▸ WHAT YOU ARE ASKED TO DO: Make an exact copy of all the material below, apart from the pictures.
══ DATA EXCERPT
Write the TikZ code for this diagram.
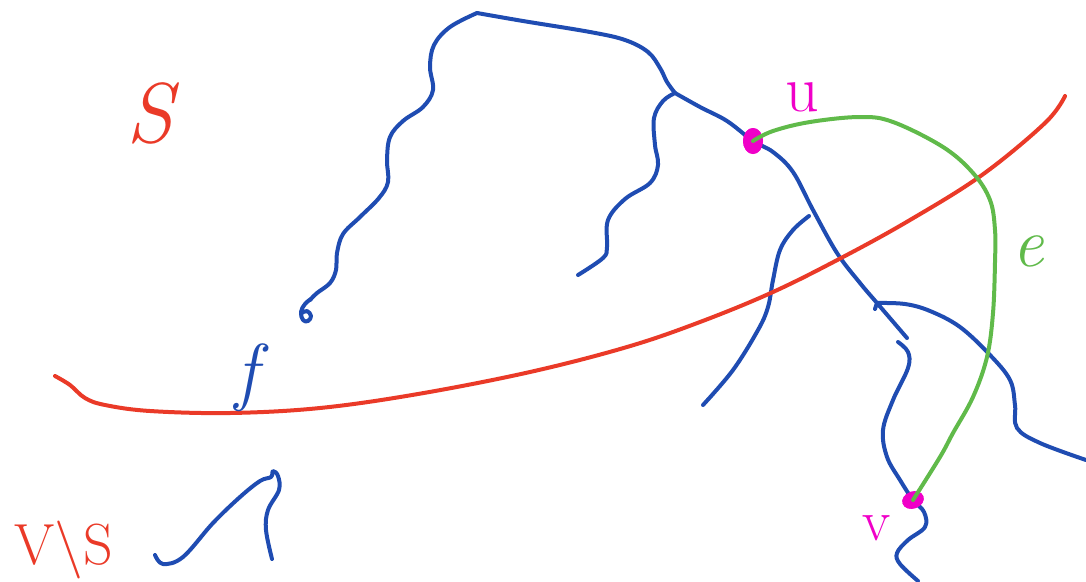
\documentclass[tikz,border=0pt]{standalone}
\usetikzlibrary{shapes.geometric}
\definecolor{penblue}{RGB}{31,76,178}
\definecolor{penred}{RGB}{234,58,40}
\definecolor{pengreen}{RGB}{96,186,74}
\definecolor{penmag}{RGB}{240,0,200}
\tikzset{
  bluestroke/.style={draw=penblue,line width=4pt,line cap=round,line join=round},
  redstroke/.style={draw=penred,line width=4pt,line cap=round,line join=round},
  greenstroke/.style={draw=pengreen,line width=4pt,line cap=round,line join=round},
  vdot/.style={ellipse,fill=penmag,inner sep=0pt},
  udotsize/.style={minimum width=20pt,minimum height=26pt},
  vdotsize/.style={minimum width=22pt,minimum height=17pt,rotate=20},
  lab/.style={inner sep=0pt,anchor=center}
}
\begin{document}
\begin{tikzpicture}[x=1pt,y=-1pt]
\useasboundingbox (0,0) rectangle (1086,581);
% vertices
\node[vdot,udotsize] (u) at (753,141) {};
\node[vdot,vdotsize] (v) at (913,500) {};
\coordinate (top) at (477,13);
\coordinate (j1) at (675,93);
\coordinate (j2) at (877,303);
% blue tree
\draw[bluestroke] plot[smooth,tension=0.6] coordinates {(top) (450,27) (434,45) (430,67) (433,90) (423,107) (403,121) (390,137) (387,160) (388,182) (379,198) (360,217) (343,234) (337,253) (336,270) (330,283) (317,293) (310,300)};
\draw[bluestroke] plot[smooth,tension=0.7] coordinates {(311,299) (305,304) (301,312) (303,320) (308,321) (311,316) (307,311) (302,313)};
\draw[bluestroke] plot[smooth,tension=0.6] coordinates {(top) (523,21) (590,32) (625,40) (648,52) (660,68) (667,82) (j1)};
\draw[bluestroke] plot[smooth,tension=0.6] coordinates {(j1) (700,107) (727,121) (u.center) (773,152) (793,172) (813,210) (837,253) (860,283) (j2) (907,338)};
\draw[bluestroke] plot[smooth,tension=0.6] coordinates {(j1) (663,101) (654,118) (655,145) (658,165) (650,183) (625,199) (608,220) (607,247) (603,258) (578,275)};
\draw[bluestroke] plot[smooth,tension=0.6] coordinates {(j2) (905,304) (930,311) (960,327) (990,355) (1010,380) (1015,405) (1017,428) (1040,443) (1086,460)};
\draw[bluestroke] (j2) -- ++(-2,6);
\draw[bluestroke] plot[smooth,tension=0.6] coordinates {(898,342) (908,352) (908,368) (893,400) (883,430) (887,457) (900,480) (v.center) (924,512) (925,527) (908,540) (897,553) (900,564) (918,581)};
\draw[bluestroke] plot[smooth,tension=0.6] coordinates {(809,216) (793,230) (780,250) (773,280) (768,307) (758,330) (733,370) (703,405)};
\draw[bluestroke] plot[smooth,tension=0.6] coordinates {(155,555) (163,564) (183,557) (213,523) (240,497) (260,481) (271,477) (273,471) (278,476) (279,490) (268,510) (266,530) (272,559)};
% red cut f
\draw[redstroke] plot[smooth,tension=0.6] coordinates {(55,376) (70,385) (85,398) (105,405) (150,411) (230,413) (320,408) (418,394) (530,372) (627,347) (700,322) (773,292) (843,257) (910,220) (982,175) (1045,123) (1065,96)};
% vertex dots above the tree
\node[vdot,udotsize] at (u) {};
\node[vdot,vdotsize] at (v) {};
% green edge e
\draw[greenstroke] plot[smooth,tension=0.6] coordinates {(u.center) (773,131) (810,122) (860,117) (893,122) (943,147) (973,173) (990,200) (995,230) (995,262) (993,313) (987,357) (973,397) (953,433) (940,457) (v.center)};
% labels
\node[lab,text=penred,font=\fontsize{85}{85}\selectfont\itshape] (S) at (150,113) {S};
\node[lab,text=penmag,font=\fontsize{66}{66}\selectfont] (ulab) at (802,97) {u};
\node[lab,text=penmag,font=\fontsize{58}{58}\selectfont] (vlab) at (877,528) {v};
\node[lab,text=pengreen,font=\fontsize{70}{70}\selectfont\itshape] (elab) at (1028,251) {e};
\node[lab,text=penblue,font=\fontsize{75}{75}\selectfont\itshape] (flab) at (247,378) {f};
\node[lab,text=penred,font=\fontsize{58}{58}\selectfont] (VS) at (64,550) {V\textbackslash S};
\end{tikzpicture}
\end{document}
════
▸ RESULT OF THIS TASK:
Write the TikZ code for this diagram.
\documentclass[tikz,border=0pt]{standalone}
\usetikzlibrary{shapes.geometric}
\definecolor{penblue}{RGB}{31,76,178}
\definecolor{penred}{RGB}{234,58,40}
\definecolor{pengreen}{RGB}{96,186,74}
\definecolor{penmag}{RGB}{240,0,200}
\tikzset{
  bluestroke/.style={draw=penblue,line width=4pt,line cap=round,line join=round},
  redstroke/.style={draw=penred,line width=4pt,line cap=round,line join=round},
  greenstroke/.style={draw=pengreen,line width=4pt,line cap=round,line join=round},
  vdot/.style={ellipse,fill=penmag,inner sep=0pt},
  udotsize/.style={minimum width=20pt,minimum height=26pt},
  vdotsize/.style={minimum width=22pt,minimum height=17pt,rotate=20},
  lab/.style={inner sep=0pt,anchor=center}
}
\begin{document}
\begin{tikzpicture}[x=1pt,y=-1pt]
\useasboundingbox (0,0) rectangle (1086,581);
% vertices
\node[vdot,udotsize] (u) at (753,141) {};
\node[vdot,vdotsize] (v) at (913,500) {};
\coordinate (top) at (477,13);
\coordinate (j1) at (675,93);
\coordinate (j2) at (877,303);
% blue tree
\draw[bluestroke] plot[smooth,tension=0.6] coordinates {(top) (450,27) (434,45) (430,67) (433,90) (423,107) (403,121) (390,137) (387,160) (388,182) (379,198) (360,217) (343,234) (337,253) (336,270) (330,283) (317,293) (310,300)};
\draw[bluestroke] plot[smooth,tension=0.7] coordinates {(311,299) (305,304) (301,312) (303,320) (308,321) (311,316) (307,311) (302,313)};
\draw[bluestroke] plot[smooth,tension=0.6] coordinates {(top) (523,21) (590,32) (625,40) (648,52) (660,68) (667,82) (j1)};
\draw[bluestroke] plot[smooth,tension=0.6] coordinates {(j1) (700,107) (727,121) (u.center) (773,152) (793,172) (813,210) (837,253) (860,283) (j2) (907,338)};
\draw[bluestroke] plot[smooth,tension=0.6] coordinates {(j1) (663,101) (654,118) (655,145) (658,165) (650,183) (625,199) (608,220) (607,247) (603,258) (578,275)};
\draw[bluestroke] plot[smooth,tension=0.6] coordinates {(j2) (905,304) (930,311) (960,327) (990,355) (1010,380) (1015,405) (1017,428) (1040,443) (1086,460)};
\draw[bluestroke] (j2) -- ++(-2,6);
\draw[bluestroke] plot[smooth,tension=0.6] coordinates {(898,342) (908,352) (908,368) (893,400) (883,430) (887,457) (900,480) (v.center) (924,512) (925,527) (908,540) (897,553) (900,564) (918,581)};
\draw[bluestroke] plot[smooth,tension=0.6] coordinates {(809,216) (793,230) (780,250) (773,280) (768,307) (758,330) (733,370) (703,405)};
\draw[bluestroke] plot[smooth,tension=0.6] coordinates {(155,555) (163,564) (183,557) (213,523) (240,497) (260,481) (271,477) (273,471) (278,476) (279,490) (268,510) (266,530) (272,559)};
% red cut f
\draw[redstroke] plot[smooth,tension=0.6] coordinates {(55,376) (70,385) (85,398) (105,405) (150,411) (230,413) (320,408) (418,394) (530,372) (627,347) (700,322) (773,292) (843,257) (910,220) (982,175) (1045,123) (1065,96)};
% vertex dots above the tree
\node[vdot,udotsize] at (u) {};
\node[vdot,vdotsize] at (v) {};
% green edge e
\draw[greenstroke] plot[smooth,tension=0.6] coordinates {(u.center) (773,131) (810,122) (860,117) (893,122) (943,147) (973,173) (990,200) (995,230) (995,262) (993,313) (987,357) (973,397) (953,433) (940,457) (v.center)};
% labels
\node[lab,text=penred,font=\fontsize{85}{85}\selectfont\itshape] (S) at (150,113) {S};
\node[lab,text=penmag,font=\fontsize{66}{66}\selectfont] (ulab) at (802,97) {u};
\node[lab,text=penmag,font=\fontsize{58}{58}\selectfont] (vlab) at (877,528) {v};
\node[lab,text=pengreen,font=\fontsize{70}{70}\selectfont\itshape] (elab) at (1028,251) {e};
\node[lab,text=penblue,font=\fontsize{75}{75}\selectfont\itshape] (flab) at (247,378) {f};
\node[lab,text=penred,font=\fontsize{58}{58}\selectfont] (VS) at (64,550) {V\textbackslash S};
\end{tikzpicture}
\end{document}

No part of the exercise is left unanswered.